STATED GOAL
Below are records; please set down exactly the lines from the first through the one containing "var zirconRow = [50.5, 52.2];".

DATA SHOWN
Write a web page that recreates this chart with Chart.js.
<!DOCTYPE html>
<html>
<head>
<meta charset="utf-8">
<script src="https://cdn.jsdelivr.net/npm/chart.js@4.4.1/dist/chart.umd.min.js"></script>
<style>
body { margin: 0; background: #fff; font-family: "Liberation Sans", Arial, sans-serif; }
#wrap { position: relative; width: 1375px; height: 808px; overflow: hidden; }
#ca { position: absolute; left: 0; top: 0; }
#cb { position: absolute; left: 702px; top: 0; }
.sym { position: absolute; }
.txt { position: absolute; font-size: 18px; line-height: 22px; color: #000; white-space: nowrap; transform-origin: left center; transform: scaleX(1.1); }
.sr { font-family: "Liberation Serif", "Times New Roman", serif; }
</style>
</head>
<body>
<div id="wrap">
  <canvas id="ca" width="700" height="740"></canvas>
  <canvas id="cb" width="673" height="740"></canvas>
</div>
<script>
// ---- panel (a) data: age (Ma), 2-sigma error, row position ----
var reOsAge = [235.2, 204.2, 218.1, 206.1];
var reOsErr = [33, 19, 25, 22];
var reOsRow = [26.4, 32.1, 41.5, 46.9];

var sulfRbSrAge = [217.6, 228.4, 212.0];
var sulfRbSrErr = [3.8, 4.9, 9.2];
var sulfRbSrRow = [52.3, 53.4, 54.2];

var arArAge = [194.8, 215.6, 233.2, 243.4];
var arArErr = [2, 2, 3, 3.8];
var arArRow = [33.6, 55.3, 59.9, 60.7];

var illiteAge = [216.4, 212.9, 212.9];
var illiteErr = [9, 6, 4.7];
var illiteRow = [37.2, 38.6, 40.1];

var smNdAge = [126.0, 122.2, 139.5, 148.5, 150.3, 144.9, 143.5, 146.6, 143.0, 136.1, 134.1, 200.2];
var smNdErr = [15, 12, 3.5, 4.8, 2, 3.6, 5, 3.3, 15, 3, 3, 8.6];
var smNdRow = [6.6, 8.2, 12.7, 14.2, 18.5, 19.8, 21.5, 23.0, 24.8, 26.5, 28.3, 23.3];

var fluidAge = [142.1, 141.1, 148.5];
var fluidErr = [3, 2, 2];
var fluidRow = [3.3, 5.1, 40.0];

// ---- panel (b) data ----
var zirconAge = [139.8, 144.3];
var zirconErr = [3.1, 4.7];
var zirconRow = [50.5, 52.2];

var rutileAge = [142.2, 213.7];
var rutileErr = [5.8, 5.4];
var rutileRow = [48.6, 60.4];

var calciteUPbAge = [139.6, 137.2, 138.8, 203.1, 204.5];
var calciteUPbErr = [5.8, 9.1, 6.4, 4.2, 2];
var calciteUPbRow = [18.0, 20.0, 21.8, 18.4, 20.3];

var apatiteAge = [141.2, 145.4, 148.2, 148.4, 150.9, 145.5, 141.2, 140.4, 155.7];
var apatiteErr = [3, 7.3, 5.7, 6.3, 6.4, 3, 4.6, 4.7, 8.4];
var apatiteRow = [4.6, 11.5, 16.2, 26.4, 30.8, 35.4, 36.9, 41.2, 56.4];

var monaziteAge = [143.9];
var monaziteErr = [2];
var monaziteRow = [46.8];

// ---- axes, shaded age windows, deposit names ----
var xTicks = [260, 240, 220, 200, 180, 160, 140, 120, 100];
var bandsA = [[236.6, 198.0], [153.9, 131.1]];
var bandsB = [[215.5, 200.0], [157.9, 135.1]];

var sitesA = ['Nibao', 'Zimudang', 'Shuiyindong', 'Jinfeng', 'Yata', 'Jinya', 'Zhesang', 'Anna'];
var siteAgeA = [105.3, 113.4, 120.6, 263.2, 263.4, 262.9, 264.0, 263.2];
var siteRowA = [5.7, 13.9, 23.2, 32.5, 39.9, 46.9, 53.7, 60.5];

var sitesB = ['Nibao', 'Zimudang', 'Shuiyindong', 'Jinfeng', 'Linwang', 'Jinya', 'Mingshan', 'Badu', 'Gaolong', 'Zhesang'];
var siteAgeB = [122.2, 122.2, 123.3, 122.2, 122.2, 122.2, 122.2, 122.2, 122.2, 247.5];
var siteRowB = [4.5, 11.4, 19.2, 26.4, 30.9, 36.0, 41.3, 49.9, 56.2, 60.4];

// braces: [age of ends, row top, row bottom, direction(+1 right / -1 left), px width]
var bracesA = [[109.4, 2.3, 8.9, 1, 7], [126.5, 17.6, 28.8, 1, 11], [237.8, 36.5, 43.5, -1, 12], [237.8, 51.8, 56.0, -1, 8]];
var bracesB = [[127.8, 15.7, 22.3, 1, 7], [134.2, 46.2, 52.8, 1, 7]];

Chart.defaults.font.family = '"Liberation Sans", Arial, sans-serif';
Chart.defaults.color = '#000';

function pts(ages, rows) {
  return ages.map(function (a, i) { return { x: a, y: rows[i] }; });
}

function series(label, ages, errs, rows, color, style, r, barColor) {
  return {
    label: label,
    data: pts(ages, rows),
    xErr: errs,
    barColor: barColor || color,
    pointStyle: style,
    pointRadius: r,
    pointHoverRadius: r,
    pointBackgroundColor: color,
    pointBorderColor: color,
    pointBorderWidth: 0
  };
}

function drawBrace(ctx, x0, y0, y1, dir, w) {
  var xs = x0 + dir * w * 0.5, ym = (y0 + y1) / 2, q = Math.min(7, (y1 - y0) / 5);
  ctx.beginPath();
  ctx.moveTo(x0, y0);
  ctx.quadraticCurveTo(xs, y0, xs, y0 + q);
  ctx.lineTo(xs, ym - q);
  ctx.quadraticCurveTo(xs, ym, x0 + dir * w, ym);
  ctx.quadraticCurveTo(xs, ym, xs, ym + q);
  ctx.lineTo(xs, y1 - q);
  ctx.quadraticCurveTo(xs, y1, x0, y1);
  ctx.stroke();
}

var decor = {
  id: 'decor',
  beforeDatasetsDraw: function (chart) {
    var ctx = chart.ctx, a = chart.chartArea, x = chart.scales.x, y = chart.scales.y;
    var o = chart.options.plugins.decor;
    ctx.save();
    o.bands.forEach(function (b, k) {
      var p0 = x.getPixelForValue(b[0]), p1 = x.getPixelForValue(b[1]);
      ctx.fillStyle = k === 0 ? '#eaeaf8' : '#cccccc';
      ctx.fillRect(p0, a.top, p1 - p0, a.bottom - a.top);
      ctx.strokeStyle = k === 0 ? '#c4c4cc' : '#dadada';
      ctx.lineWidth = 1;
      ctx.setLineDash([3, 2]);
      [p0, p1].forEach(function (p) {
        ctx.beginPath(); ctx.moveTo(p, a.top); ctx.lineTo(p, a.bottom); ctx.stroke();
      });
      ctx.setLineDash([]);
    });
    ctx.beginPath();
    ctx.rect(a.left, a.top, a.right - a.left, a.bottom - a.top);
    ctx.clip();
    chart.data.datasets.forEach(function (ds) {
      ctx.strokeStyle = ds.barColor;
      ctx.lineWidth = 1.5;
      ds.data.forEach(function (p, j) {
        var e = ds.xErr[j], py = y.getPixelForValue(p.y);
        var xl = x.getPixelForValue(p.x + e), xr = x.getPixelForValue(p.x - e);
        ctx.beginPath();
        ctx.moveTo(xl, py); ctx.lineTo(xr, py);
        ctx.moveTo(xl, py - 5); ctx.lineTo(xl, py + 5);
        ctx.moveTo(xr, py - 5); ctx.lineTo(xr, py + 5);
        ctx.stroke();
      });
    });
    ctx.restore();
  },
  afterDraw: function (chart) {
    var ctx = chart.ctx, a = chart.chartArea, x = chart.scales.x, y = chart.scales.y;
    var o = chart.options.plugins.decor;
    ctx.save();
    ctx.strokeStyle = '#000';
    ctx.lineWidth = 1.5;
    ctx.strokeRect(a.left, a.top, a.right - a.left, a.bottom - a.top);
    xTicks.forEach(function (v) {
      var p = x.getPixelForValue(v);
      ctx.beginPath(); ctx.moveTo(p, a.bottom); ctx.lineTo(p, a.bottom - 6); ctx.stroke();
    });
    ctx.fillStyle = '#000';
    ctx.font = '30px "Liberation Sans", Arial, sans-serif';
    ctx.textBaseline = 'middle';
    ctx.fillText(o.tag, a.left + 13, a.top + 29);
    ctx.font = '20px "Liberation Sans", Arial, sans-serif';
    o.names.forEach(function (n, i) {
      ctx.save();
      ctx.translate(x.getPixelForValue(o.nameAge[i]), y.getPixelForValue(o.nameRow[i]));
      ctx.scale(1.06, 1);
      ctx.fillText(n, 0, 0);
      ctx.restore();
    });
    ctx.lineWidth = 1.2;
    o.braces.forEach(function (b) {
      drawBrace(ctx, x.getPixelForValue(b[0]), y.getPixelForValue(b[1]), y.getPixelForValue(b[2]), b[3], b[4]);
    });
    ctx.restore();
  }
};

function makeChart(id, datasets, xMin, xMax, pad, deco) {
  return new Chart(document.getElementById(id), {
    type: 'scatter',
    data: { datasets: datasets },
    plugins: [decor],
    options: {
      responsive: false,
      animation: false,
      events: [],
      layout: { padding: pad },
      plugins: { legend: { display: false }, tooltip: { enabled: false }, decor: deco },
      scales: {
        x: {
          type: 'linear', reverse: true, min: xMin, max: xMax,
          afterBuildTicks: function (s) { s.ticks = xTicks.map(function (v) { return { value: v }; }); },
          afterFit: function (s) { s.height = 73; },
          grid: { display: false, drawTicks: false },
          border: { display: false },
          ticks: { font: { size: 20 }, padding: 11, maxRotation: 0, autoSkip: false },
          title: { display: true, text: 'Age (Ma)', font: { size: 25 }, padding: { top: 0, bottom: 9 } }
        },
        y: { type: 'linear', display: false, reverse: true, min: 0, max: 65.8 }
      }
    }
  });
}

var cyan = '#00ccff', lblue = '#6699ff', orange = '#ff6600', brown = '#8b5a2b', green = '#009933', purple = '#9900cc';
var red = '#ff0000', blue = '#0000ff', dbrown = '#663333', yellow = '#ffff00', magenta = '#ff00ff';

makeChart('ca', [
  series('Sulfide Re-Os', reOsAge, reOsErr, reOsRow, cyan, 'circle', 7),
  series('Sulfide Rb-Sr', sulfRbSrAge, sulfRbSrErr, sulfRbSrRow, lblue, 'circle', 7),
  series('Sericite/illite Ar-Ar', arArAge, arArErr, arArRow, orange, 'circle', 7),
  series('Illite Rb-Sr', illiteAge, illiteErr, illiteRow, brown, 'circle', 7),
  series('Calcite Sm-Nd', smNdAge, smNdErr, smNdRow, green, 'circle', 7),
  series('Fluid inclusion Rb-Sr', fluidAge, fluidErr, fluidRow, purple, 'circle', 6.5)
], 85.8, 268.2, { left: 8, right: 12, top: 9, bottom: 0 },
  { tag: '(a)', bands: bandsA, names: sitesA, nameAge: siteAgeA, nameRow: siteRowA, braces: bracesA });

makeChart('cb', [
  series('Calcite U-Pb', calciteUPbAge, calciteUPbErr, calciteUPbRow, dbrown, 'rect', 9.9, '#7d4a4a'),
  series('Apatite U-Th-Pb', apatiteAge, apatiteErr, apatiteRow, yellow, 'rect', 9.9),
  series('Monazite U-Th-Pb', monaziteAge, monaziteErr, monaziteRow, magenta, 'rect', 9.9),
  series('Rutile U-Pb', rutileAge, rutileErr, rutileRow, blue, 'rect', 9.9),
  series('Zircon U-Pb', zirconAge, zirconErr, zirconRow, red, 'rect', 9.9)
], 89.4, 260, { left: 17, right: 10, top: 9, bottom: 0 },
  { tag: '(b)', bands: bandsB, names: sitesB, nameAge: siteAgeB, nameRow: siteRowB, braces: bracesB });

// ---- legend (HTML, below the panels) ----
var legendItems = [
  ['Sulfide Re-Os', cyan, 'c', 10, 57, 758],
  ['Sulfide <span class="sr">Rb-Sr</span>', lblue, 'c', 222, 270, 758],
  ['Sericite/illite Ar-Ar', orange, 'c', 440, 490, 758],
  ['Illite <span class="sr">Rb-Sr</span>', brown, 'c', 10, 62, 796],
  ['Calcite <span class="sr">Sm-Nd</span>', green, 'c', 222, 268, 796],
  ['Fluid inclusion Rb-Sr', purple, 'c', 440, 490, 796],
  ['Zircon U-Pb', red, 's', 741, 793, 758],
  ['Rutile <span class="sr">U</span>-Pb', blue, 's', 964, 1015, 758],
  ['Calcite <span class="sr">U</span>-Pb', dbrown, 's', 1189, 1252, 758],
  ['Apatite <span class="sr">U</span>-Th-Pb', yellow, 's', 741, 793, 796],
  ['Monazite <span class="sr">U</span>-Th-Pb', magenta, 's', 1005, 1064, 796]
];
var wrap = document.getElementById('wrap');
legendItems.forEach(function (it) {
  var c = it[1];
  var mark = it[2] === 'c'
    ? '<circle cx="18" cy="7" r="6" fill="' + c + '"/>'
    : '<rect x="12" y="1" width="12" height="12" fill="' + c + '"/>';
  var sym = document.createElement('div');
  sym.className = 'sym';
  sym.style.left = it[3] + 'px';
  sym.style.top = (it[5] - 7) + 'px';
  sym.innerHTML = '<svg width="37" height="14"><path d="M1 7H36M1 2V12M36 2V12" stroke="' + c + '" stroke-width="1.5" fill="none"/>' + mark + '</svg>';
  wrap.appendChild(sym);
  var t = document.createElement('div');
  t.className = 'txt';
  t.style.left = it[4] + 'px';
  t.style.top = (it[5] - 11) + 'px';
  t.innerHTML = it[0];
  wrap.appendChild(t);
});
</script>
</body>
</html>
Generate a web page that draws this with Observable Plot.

CORRECT ANSWER
Write a web page that recreates this chart with Chart.js.
<!DOCTYPE html>
<html>
<head>
<meta charset="utf-8">
<script src="https://cdn.jsdelivr.net/npm/chart.js@4.4.1/dist/chart.umd.min.js"></script>
<style>
body { margin: 0; background: #fff; font-family: "Liberation Sans", Arial, sans-serif; }
#wrap { position: relative; width: 1375px; height: 808px; overflow: hidden; }
#ca { position: absolute; left: 0; top: 0; }
#cb { position: absolute; left: 702px; top: 0; }
.sym { position: absolute; }
.txt { position: absolute; font-size: 18px; line-height: 22px; color: #000; white-space: nowrap; transform-origin: left center; transform: scaleX(1.1); }
.sr { font-family: "Liberation Serif", "Times New Roman", serif; }
</style>
</head>
<body>
<div id="wrap">
  <canvas id="ca" width="700" height="740"></canvas>
  <canvas id="cb" width="673" height="740"></canvas>
</div>
<script>
// ---- panel (a) data: age (Ma), 2-sigma error, row position ----
var reOsAge = [235.2, 204.2, 218.1, 206.1];
var reOsErr = [33, 19, 25, 22];
var reOsRow = [26.4, 32.1, 41.5, 46.9];

var sulfRbSrAge = [217.6, 228.4, 212.0];
var sulfRbSrErr = [3.8, 4.9, 9.2];
var sulfRbSrRow = [52.3, 53.4, 54.2];

var arArAge = [194.8, 215.6, 233.2, 243.4];
var arArErr = [2, 2, 3, 3.8];
var arArRow = [33.6, 55.3, 59.9, 60.7];

var illiteAge = [216.4, 212.9, 212.9];
var illiteErr = [9, 6, 4.7];
var illiteRow = [37.2, 38.6, 40.1];

var smNdAge = [126.0, 122.2, 139.5, 148.5, 150.3, 144.9, 143.5, 146.6, 143.0, 136.1, 134.1, 200.2];
var smNdErr = [15, 12, 3.5, 4.8, 2, 3.6, 5, 3.3, 15, 3, 3, 8.6];
var smNdRow = [6.6, 8.2, 12.7, 14.2, 18.5, 19.8, 21.5, 23.0, 24.8, 26.5, 28.3, 23.3];

var fluidAge = [142.1, 141.1, 148.5];
var fluidErr = [3, 2, 2];
var fluidRow = [3.3, 5.1, 40.0];

// ---- panel (b) data ----
var zirconAge = [139.8, 144.3];
var zirconErr = [3.1, 4.7];
var zirconRow = [50.5, 52.2];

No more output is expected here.